• WORK TO DO:
Keep the pictures out of the copy and repeat the records exactly.

Entries with chart source code:
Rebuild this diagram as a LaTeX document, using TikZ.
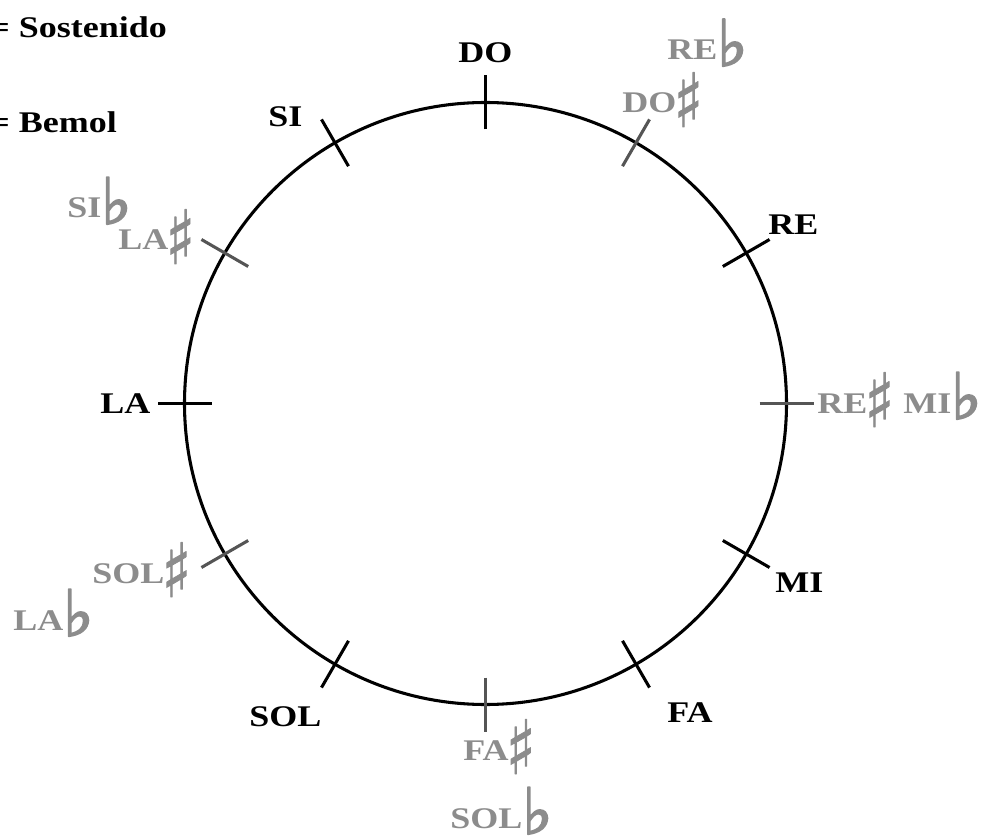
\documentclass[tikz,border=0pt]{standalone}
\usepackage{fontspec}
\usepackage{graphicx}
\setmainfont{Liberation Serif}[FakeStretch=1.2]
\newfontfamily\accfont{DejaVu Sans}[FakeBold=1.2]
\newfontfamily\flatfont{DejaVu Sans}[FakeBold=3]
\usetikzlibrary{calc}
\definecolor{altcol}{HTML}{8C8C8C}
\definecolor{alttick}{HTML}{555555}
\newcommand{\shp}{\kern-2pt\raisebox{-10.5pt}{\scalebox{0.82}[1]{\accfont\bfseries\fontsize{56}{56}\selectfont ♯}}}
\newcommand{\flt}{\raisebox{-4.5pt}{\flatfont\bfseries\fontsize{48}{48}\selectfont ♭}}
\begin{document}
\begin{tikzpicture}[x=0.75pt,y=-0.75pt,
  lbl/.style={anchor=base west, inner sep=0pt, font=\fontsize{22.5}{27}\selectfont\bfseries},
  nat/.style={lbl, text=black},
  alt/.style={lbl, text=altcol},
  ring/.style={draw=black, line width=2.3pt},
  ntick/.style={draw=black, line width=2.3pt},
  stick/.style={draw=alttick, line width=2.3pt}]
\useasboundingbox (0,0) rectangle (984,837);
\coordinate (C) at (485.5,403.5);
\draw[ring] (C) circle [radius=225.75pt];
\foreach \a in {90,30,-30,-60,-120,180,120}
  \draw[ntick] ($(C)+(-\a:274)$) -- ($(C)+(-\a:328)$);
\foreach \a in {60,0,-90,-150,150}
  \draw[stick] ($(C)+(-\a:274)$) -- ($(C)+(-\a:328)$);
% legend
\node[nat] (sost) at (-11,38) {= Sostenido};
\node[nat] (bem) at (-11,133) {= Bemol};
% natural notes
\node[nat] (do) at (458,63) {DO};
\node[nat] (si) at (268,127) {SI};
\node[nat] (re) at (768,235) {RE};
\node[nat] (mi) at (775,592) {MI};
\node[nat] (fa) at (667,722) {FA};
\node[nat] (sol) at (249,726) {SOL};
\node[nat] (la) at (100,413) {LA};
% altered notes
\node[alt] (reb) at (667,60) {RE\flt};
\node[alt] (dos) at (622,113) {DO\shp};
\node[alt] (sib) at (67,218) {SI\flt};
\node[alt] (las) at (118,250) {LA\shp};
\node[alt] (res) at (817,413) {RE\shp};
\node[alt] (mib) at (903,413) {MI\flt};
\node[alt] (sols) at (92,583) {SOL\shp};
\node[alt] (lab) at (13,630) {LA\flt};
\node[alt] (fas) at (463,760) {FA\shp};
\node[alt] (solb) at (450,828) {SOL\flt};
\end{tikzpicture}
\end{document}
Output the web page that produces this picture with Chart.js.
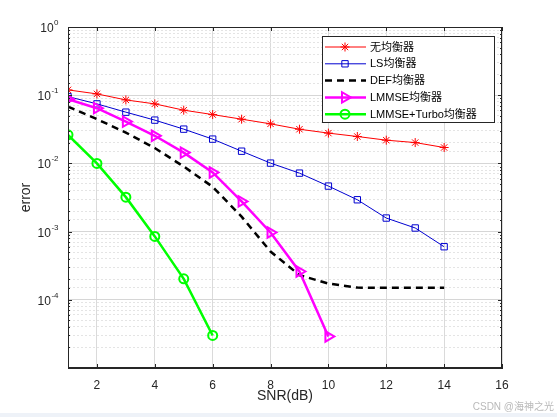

• EXERCISE SOLUTION:
Rebuild this diagram as a LaTeX document, using TikZ.
\documentclass[tikz,border=0pt]{standalone}
\usepackage{fontspec}
\usepackage{graphicx}
\setmainfont{Liberation Serif}[FakeStretch=1.2]
\newfontfamily\accfont{DejaVu Sans}[FakeBold=1.2]
\newfontfamily\flatfont{DejaVu Sans}[FakeBold=3]
\usetikzlibrary{calc}
\definecolor{altcol}{HTML}{8C8C8C}
\definecolor{alttick}{HTML}{555555}
\newcommand{\shp}{\kern-2pt\raisebox{-10.5pt}{\scalebox{0.82}[1]{\accfont\bfseries\fontsize{56}{56}\selectfont ♯}}}
\newcommand{\flt}{\raisebox{-4.5pt}{\flatfont\bfseries\fontsize{48}{48}\selectfont ♭}}
\begin{document}
\begin{tikzpicture}[x=0.75pt,y=-0.75pt,
  lbl/.style={anchor=base west, inner sep=0pt, font=\fontsize{22.5}{27}\selectfont\bfseries},
  nat/.style={lbl, text=black},
  alt/.style={lbl, text=altcol},
  ring/.style={draw=black, line width=2.3pt},
  ntick/.style={draw=black, line width=2.3pt},
  stick/.style={draw=alttick, line width=2.3pt}]
\useasboundingbox (0,0) rectangle (984,837);
\coordinate (C) at (485.5,403.5);
\draw[ring] (C) circle [radius=225.75pt];
\foreach \a in {90,30,-30,-60,-120,180,120}
  \draw[ntick] ($(C)+(-\a:274)$) -- ($(C)+(-\a:328)$);
\foreach \a in {60,0,-90,-150,150}
  \draw[stick] ($(C)+(-\a:274)$) -- ($(C)+(-\a:328)$);
% legend
\node[nat] (sost) at (-11,38) {= Sostenido};
\node[nat] (bem) at (-11,133) {= Bemol};
% natural notes
\node[nat] (do) at (458,63) {DO};
\node[nat] (si) at (268,127) {SI};
\node[nat] (re) at (768,235) {RE};
\node[nat] (mi) at (775,592) {MI};
\node[nat] (fa) at (667,722) {FA};
\node[nat] (sol) at (249,726) {SOL};
\node[nat] (la) at (100,413) {LA};
% altered notes
\node[alt] (reb) at (667,60) {RE\flt};
\node[alt] (dos) at (622,113) {DO\shp};
\node[alt] (sib) at (67,218) {SI\flt};
\node[alt] (las) at (118,250) {LA\shp};
\node[alt] (res) at (817,413) {RE\shp};
\node[alt] (mib) at (903,413) {MI\flt};
\node[alt] (sols) at (92,583) {SOL\shp};
\node[alt] (lab) at (13,630) {LA\flt};
\node[alt] (fas) at (463,760) {FA\shp};
\node[alt] (solb) at (450,828) {SOL\flt};
\end{tikzpicture}
\end{document}
Output the web page that produces this picture with Chart.js.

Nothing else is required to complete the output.